Tuffin' s lessons for the society.

Who would have thought that a morning visit to Tuffin's Annual Fun Day at Churchstoke in Montgomeryshire would promote understanding of the mightily complex subject, international relations. But that is what happened to me this morning. When I first arrived, I saw only total chaos. Thousands of people, wandering around aimlessly. When I left, I grasped what Hedley Bull was going on about when he wrote 'The Anarchical Society', and even what Edmund Burke was talking about when he was wittering on about 'little platoons' (but that's a different story). After Sallie, one of the family firm that run the whole Tuffin's enterprise, had taken me on tour, explaining what was actually happening, I grasped that what I'd seen as chaos was an organised anarchy - a wonderful example of the realist's view of how the world functions.

I don't remember much about Bull's theories. Too long ago. But I can recall that it was something to do with world society being apparently anarchical, but actually being divided into states which interrelated with each other, each conscious of the limits imposed by an international society. Despite all the individual states seemingly pursuing their own individual interests, the whole works successfully as a society - even without the help of international law as an enforcing mechanism. This morning the more I looked, the more everything was working in perfect harmony - and the more I understood Hedley Bull's theory.

Another lesson of this morning was the value of data - or not. As leaving I asked, quite casually, how many people attended the fun day. Its a massive event, and many thousands must attend. Incredibly (for me anyway) no-one knew - because no-one counted them. Brilliant. When you think about it, knowing how many people attend is a useless statistic. If there's a need to react because there are too many or too few people, changes will be made for next year - but knowing the actual attendance is useless data. The clarity and logic of this approach is stunning in its simplicity. Government can learn so much from Tuffin's. The principle is that if there is no clear use for the data, don't collect it. The nation could save billions that way.
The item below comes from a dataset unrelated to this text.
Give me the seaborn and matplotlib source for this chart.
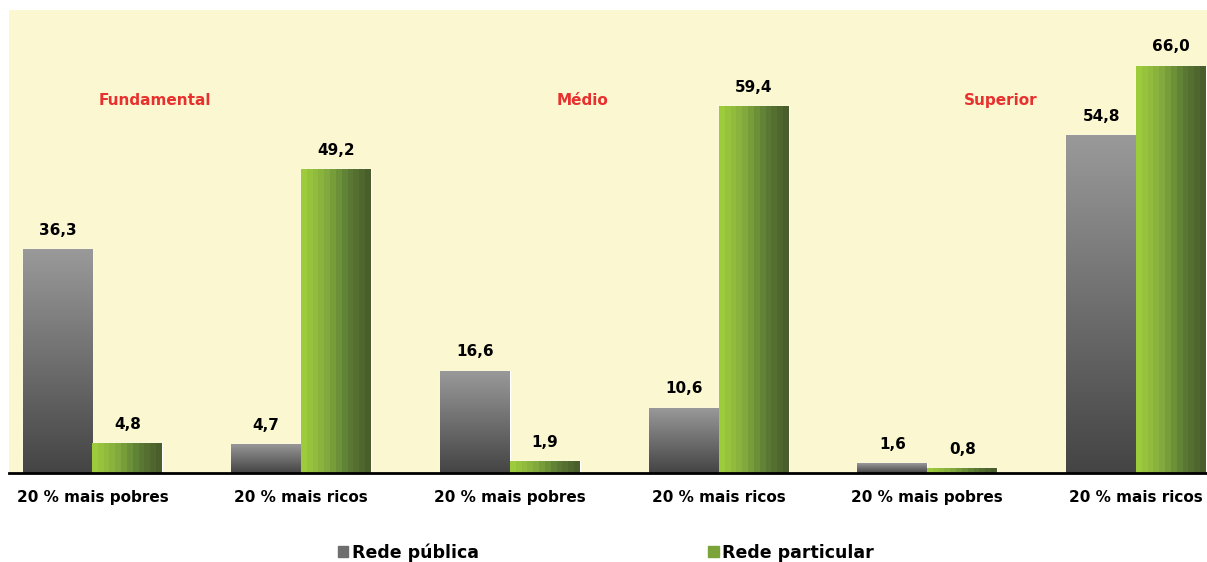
import numpy as np
import pandas as pd
import seaborn as sns
from matplotlib import pyplot as plt
from matplotlib.colors import LinearSegmentedColormap
from matplotlib.patches import Patch

#%% data
groups = ["20 % mais pobres", "20 % mais ricos"] * 3
levels = ["Fundamental", "Médio", "Superior"]
publica = [36.3, 4.7, 16.6, 10.6, 1.6, 54.8]
particular = [4.8, 49.2, 1.9, 59.4, 0.8, 66.0]
series = ["Rede pública", "Rede particular"]

df = pd.DataFrame({
    "pos": list(range(6)) * 2,
    "serie": [series[0]] * 6 + [series[1]] * 6,
    "valor": publica + particular,
})

#%% plot
sns.set_style("white")
plt.rcParams["font.family"] = ["DejaVu Sans"]
plt.rcParams["text.color"] = "black"
plt.rcParams["xtick.color"] = "black"

fig = plt.figure(figsize=(12.07, 5.62), dpi=100)
ax = fig.add_axes([9 / 1207, 89 / 562, 1 - 9 / 1207, 463 / 562])
ax.set_facecolor("#FBF7D0")

sns.barplot(data=df, x="pos", y="valor", hue="serie", hue_order=series,
            palette=["#707070", "#7AA33A"], width=0.67, ax=ax, legend=False,
            saturation=1)

gray = LinearSegmentedColormap.from_list("g", ["#444444", "#9A9A9A"])
green = LinearSegmentedColormap.from_list("v", ["#9CCB3B", "#86AE3E", "#5E7F35", "#4A5E2C"])
grad_v = np.linspace(0, 1, 256).reshape(-1, 1)
grad_h = np.linspace(0, 1, 12).reshape(1, -1)

for cont, cmap, grad in zip(ax.containers, [gray, green], [grad_v, grad_h]):
    for p in cont:
        x0, w, h = p.get_x(), p.get_width(), p.get_height()
        im = ax.imshow(grad, cmap=cmap, aspect="auto", origin="lower",
                       extent=[x0, x0 + w, 0, h], interpolation="nearest", zorder=2)
        im.set_clip_path(p)
    ax.bar_label(cont, labels=[f"{v:.1f}".replace(".", ",") for v in cont.datavalues],
                 padding=8, fontsize=11, fontweight="bold", color="black")

ax.set_xlim(-0.4, 5.34)
ax.set_ylim(0, 75)
ax.set_yticks([])
ax.set_xticks(range(6))
ax.set_xticklabels(groups, fontsize=11, fontweight="bold")
ax.tick_params(axis="x", length=0, pad=12, labelcolor="black")
ax.set_xlabel("")
ax.set_ylabel("")
for s in ["top", "left", "right"]:
    ax.spines[s].set_visible(False)
ax.spines["bottom"].set_linewidth(2)
ax.spines["bottom"].set_color("black")

for i, lv in enumerate(levels):
    ax.text([0.3, 2.35, 4.35][i], 60.4, lv, color="#E8302E", fontsize=11,
            fontweight="bold", ha="center", va="center")

handles = [Patch(color="#6E6E6E"), Patch(color="#7AA33A")]
fig.legend(handles, series, loc="center", bbox_to_anchor=(0.502, 0.017), ncol=2,
           frameon=False, prop={"weight": "bold", "size": 12.5},
           handlelength=0.6, handleheight=0.6, handletextpad=0.2, columnspacing=13.2)

fig.savefig("out.png", dpi=100)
Tuffin's Fun Day is an annual event, so you'll have to wait until next year until you can benefit from one of the best lessons in international relations available anywhere in the world. Its a fabulous day out as well.


Anonymous said...

Good to see your letter in the County Times defending yourself against the slurs written by Lemsip. Well done you. But don't forget, there are very few people who take any notice of what he has to say anyway,certainly judging by the letters begging the CT to stop publishing his drivel!!

Glyn Davies said...

Anon - I'd prefer that my letter is seen as an effort to tell Montgomeryshire people how I do the job, rather than as a reaction to the comments of the previous MP. Being in Government is a totally different ball game from chasing headlines on the sidelines.